だから、そういう立場の女性に対する理解を深めてくれたこともうれしいし、男性もこういう状況を経験することで、性別に関係なく子育てと仕事の両立に「申し訳なさ」を感じなくていい職場づくりをしていくきっかけになるといいなと思います。
太郎さん:たしかに、女性で時短勤務している先輩・後輩もいたんですけど、自分が経験するまでは「こういうことが大変だろうな」とか想像をめぐらせるようなことはあまりなかったんですよね。
それが今はすごく具体的に苦労が分かる。それは自分にとっても価値のあることだなと思います。
「女だから・男だから」ではなく、個人としてベストな選択は何かを考える

―― お二人にとって今の働き方は「合理的な選択だった」というお話がありましたが、なぜ自分たちらしい選択ができたと思いますか?
ひかるさん:周囲に流されずに、自分たちがどうしたいかという芯を持てていたからかなと思います。
「自分たちらしい選択はこうだ」と貫こうとすると、どこかしらからネガティブな反応も起こるんですよね。

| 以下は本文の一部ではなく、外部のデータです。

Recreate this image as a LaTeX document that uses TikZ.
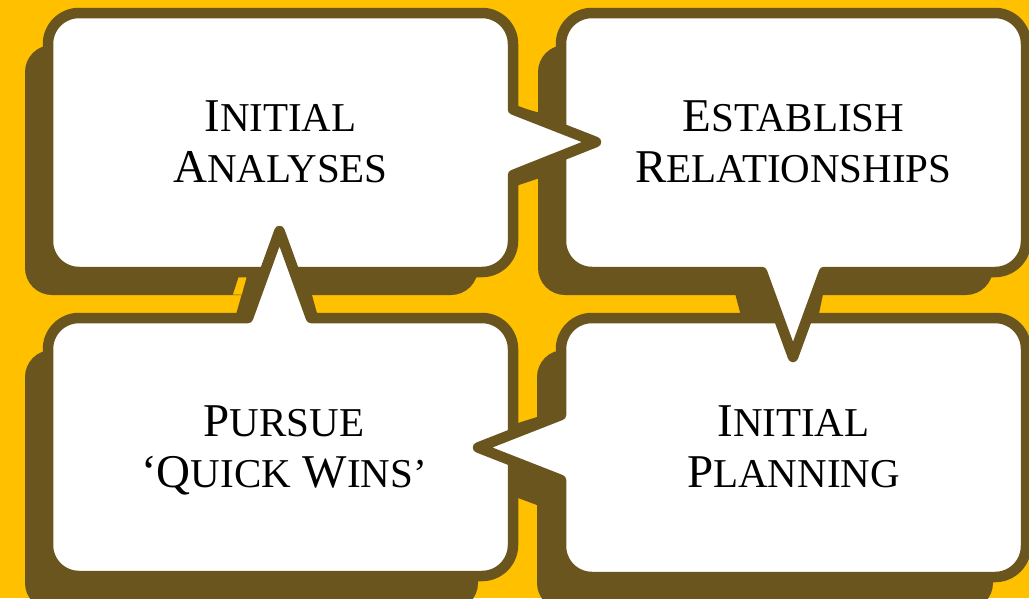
\documentclass[tikz,border=0pt]{standalone}
\usepackage{fontspec}
\setmainfont{Liberation Serif}
\usepackage{tikz}
\definecolor{gold}{RGB}{255,192,0}
\definecolor{mud}{RGB}{106,85,31}
\newcommand{\capsword}[2]{{\fontsize{47}{51}\selectfont #1}{\fontsize{41}{51}\selectfont #2}}

\begin{document}
\begin{tikzpicture}[x=1pt, y=-1pt,
  bubble/.style={fill=white, draw=mud, line width=10.5pt, line join=round},
  shade/.style={fill=mud, rounded corners=27pt},
  bubbletext/.style={align=center, text=black, font=\fontsize{47}{51}\selectfont}]

\clip (0,0) rectangle (1029,598);
\fill[gold] (0,0) rectangle (1029,598);

% shadows
\fill[shade] (25,45) rectangle (478,295);
\fill[shade] (538,45) rectangle (993,295);
\fill[shade] (25,350) rectangle (478,610);
\fill[shade] (537,350) rectangle (993,610);
\fill[mud] (500,101.7) -- (560,118.5) -- (560,171.3) -- (500,191.3) -- cycle;
\fill[mud] (726.8,262) -- (829.8,262) -- (815.5,330) -- (744.7,330) -- cycle;
\fill[mud] (254.4,250) -- (299.4,250) -- (321.7,330) -- (231.6,330) -- cycle;
\fill[mud] (500,428.7) -- (560,409.7) -- (560,513.5) -- (500,491.4) -- cycle;
\fill[gold] (239,276) -- (246.9,276) -- (241.8,294.5) -- (233,294.5) -- cycle;

% bubbles
\path[bubble] (79,13) -- (482,13) arc[start angle=-90, end angle=0, radius=31]
  -- (513,109.5) -- (596,142) -- (513,175)
  -- (513,241) arc[start angle=0, end angle=90, radius=31]
  -- (79,272) arc[start angle=90, end angle=180, radius=31]
  -- (48,44) arc[start angle=180, end angle=270, radius=31] -- cycle;
\path[bubble] (79,318) -- (248,318) -- (279.5,231) -- (311,318)
  -- (482,318) arc[start angle=-90, end angle=0, radius=31]
  -- (513,545) arc[start angle=0, end angle=90, radius=31]
  -- (79,576) arc[start angle=90, end angle=180, radius=31]
  -- (48,349) arc[start angle=180, end angle=270, radius=31] -- cycle;
\path[bubble] (592,318) -- (995,318) arc[start angle=-90, end angle=0, radius=31]
  -- (1026,546) arc[start angle=0, end angle=90, radius=31]
  -- (592,577) arc[start angle=90, end angle=180, radius=31]
  -- (561,480) -- (478,447.5) -- (561,415)
  -- (561,349) arc[start angle=180, end angle=270, radius=31] -- cycle;
\path[bubble] (592,13) -- (995,13) arc[start angle=-90, end angle=0, radius=31]
  -- (1026,241) arc[start angle=0, end angle=90, radius=31]
  -- (824,272) -- (793,357) -- (762,272)
  -- (592,272) arc[start angle=90, end angle=180, radius=31]
  -- (561,44) arc[start angle=180, end angle=270, radius=31] -- cycle;

% first tail again, over the second bubble
\begin{scope}
  \clip (540,0) rectangle (700,300);
  \path[bubble] (513,109.5) -- (596,142) -- (513,175) -- cycle;
\end{scope}

% texts
\node[bubbletext] (initan) at (280.5,142) {\capsword{I}{NITIAL}\\\capsword{A}{NALYSES}};
\node[bubbletext] (estrel) at (793.5,142) {\capsword{E}{STABLISH}\\\capsword{R}{ELATIONSHIPS}};
\node[bubbletext] (pursue) at (284,450) {\capsword{P}{URSUE}\\\capsword{‘Q}{UICK} \capsword{W}{INS’}};
\node[bubbletext] (initpl) at (793.5,447) {\capsword{I}{NITIAL}\\\capsword{P}{LANNING}};

\end{tikzpicture}
\end{document}
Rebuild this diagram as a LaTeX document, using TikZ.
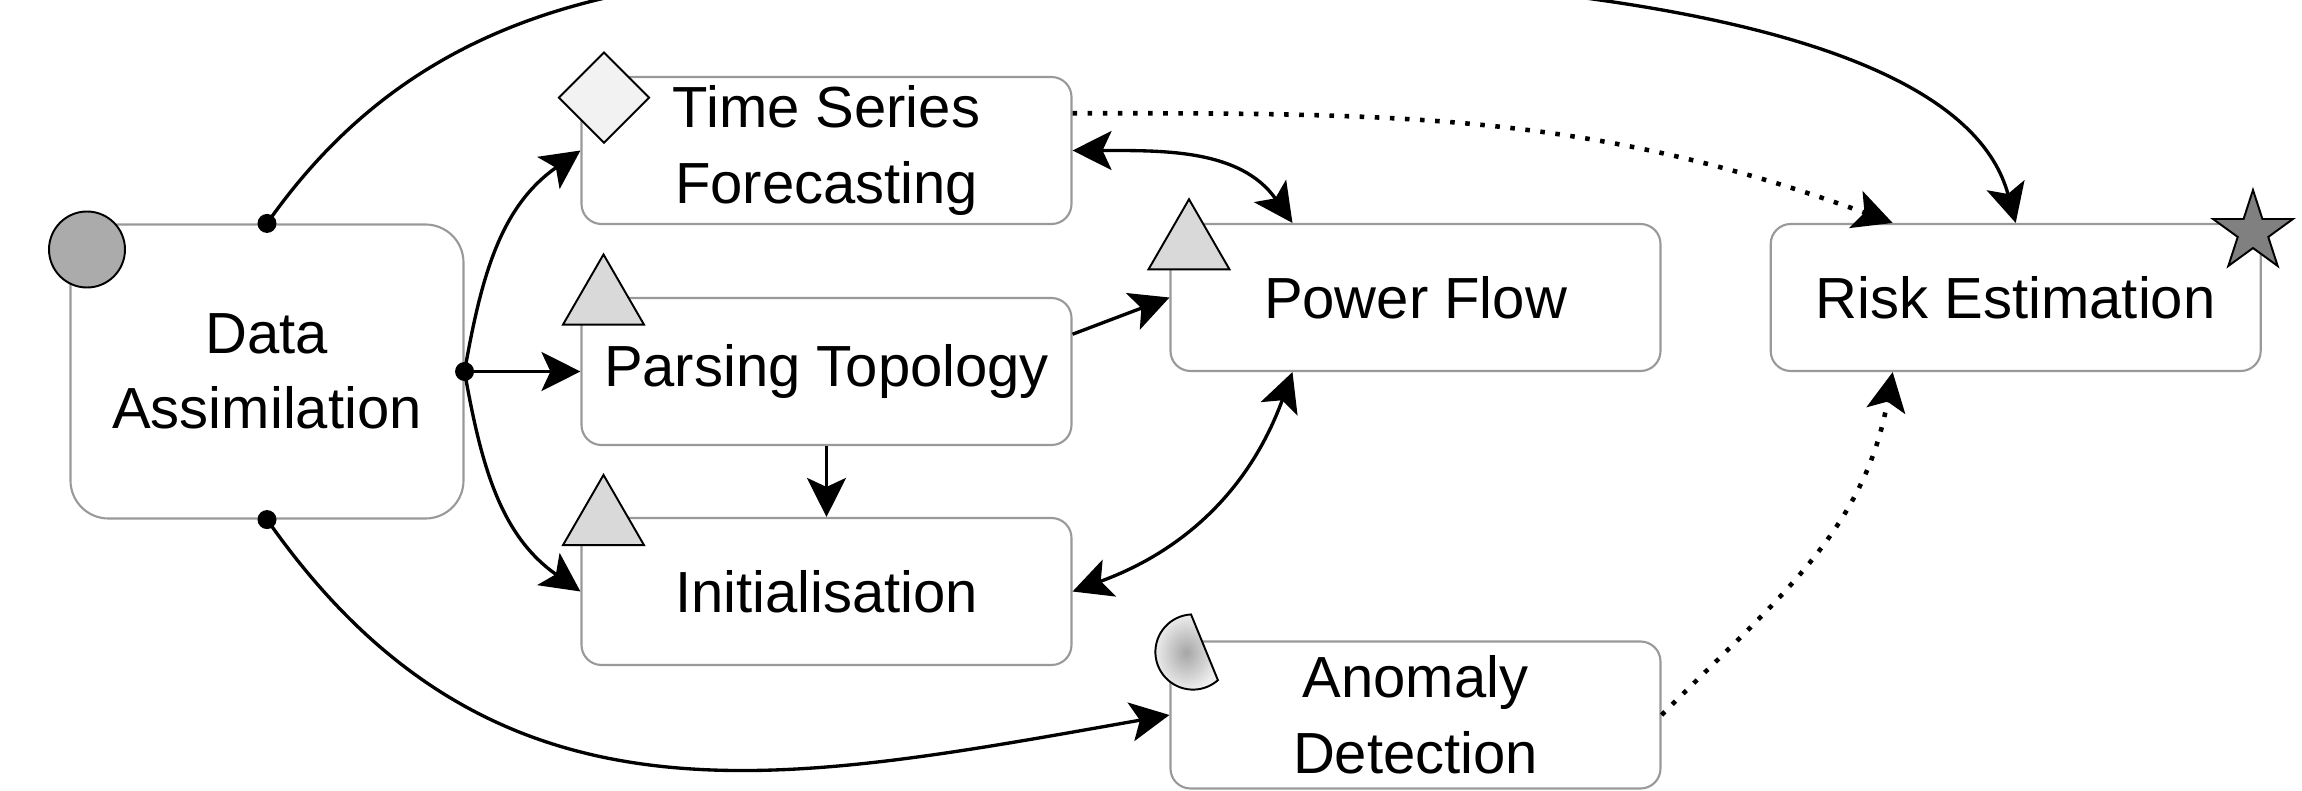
\documentclass[tikz,border=0pt]{standalone}
\usepackage{fontspec}
\setmainfont{Liberation Sans}
\usetikzlibrary{arrows.meta,calc,shapes.geometric}
\tikzset{
 >={Stealth[length=0.39cm,width=0.39cm,inset=0.09cm]},
 box/.style={draw=black!40,line width=0.6pt,rounded corners=0.2cm,
  minimum width=4.9cm,minimum height=1.47cm,align=center,inner sep=0pt,
  font=\fontsize{16.5}{21.5}\selectfont},
 flow/.style={line width=0.95pt},
 dotflow/.style={line width=1.3pt,dash pattern=on 1.3pt off 3pt},
 joint/.style={circle,fill=black,inner sep=0pt,minimum size=0.19cm},
 badge/.style={draw,line width=0.55pt,inner sep=0pt},
 tri/.style={badge,regular polygon,regular polygon sides=3,minimum size=0.935cm,fill=black!15}
}
\begin{document}
\begin{tikzpicture}
\useasboundingbox (0,0) rectangle (23.02,-7.91);

\path (2.67,-3.715) node[name=da,box,minimum width=3.93cm,minimum height=2.94cm,rounded corners=0.38cm] {Data\\Assimilation};
\path (8.265,-1.505) node[name=tsf,box] {Time Series\\Forecasting};
\path (8.265,-3.715) node[name=pt,box] {Parsing Topology};
\path (8.265,-5.915) node[name=init,box] {Initialisation};
\path (14.155,-2.975) node[name=pf,box] {Power Flow};
\path (20.157,-2.975) node[name=re,box] {Risk Estimation};
\path (14.155,-7.15) node[name=ad,box] {Anomaly\\Detection};

% markers on the boxes
\path (0.87,-2.495) node[name=dacirc,badge,circle,fill=black!33,minimum size=0.76cm] {};
\path (6.04,-0.977) node[name=tsfdia,badge,diamond,fill=black!5,minimum width=0.91cm,minimum height=0.91cm] {};
\path (6.035,-3.012) node[name=pttri,tri] {};
\path (6.035,-5.217) node[name=inittri,tri] {};
\path (11.89,-2.46) node[name=pftri,tri] {};
\path (22.53,-2.32) node[name=restar,badge,star,star points=5,star point ratio=2.618,minimum size=0.84cm,fill=black!50] {};
\path[draw,line width=0.55pt,shading=radial,inner color=black!35,outer color=black!7]
 (11.93,-6.52) ++(93:0.376) arc[start angle=93,end angle=311.5,radius=0.376] -- cycle;

\path (da.north) node[name=dan,joint] {};
\path (da.east) node[name=dae,joint] {};
\path (da.south) node[name=das,joint] {};
\coordinate (peak) at (10.8,0.3);

\draw[flow,->] (dan.center) to[out=55,in=180] (peak) to[out=0,in=105,in looseness=0.6] (re.north);

\path[flow,->] (dae.center) edge[out=80,in=215] (tsf.west);
\path[flow,->] (dae.center) edge (pt.west);
\path[flow,->] (dae.center) edge[out=-80,in=145] (init.west);
\path[flow,->] (das.center) edge[out=-55,in=190,looseness=1.1] (ad.west);

\path[flow,<->] (tsf.east) edge[out=0,in=125] ($(pf.north west)!0.25!(pf.north east)$);
\path[dotflow,->] ($(tsf.north east)!0.25!(tsf.south east)$) edge[out=0,in=160] ($(re.north west)!0.25!(re.north east)$);
\path[flow,->] ($(pt.north east)!0.25!(pt.south east)$) edge (pf.west);
\path[flow,->] (pt.south) edge (init.north);
\path[flow,<->] (init.east) edge[out=20,in=-110] ($(pf.south west)!0.25!(pf.south east)$);
\path[dotflow,->] (ad.east) edge[out=45,in=-100] ($(re.south west)!0.25!(re.south east)$);

\end{tikzpicture}
\end{document}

「女が子どもを育てなきゃ」と言ってくる人もいるかもしれないですし、「うちはそんな選択できないのに」と思う人もいるでしょうし。
私たちもそういった周囲の目を感じることはありましたが、「自分たちはこうしていきたい」という意志をしっかり持っていたので、今こうやって自分たちらしい働き方を選択できたのかなと思います。
―― たしかに、世間の常識とされていることから外れると、ネガティブにとらえられることはあるかもしれませんね。
ひかるさん:女性が自分らしく生きようとすると、反発って起きやすいんですよね。でも大事にしたいものをしっかり持っておくと、それに流されずに自分らしい選択ができると思うんです。
太郎さん:うちは「男性は仕事がメインで、女性は家庭がメイン」という固定観念をいったん取り払った上で、自分たちはどう生きていきたいのかをすり合わせられたのが良かったのかもしれません。
性別による固定観念にとらわれすぎずに、「個人と個人」でどうしていきたいのか。二人と子どもにとって一番いい選択ができるといいですよね。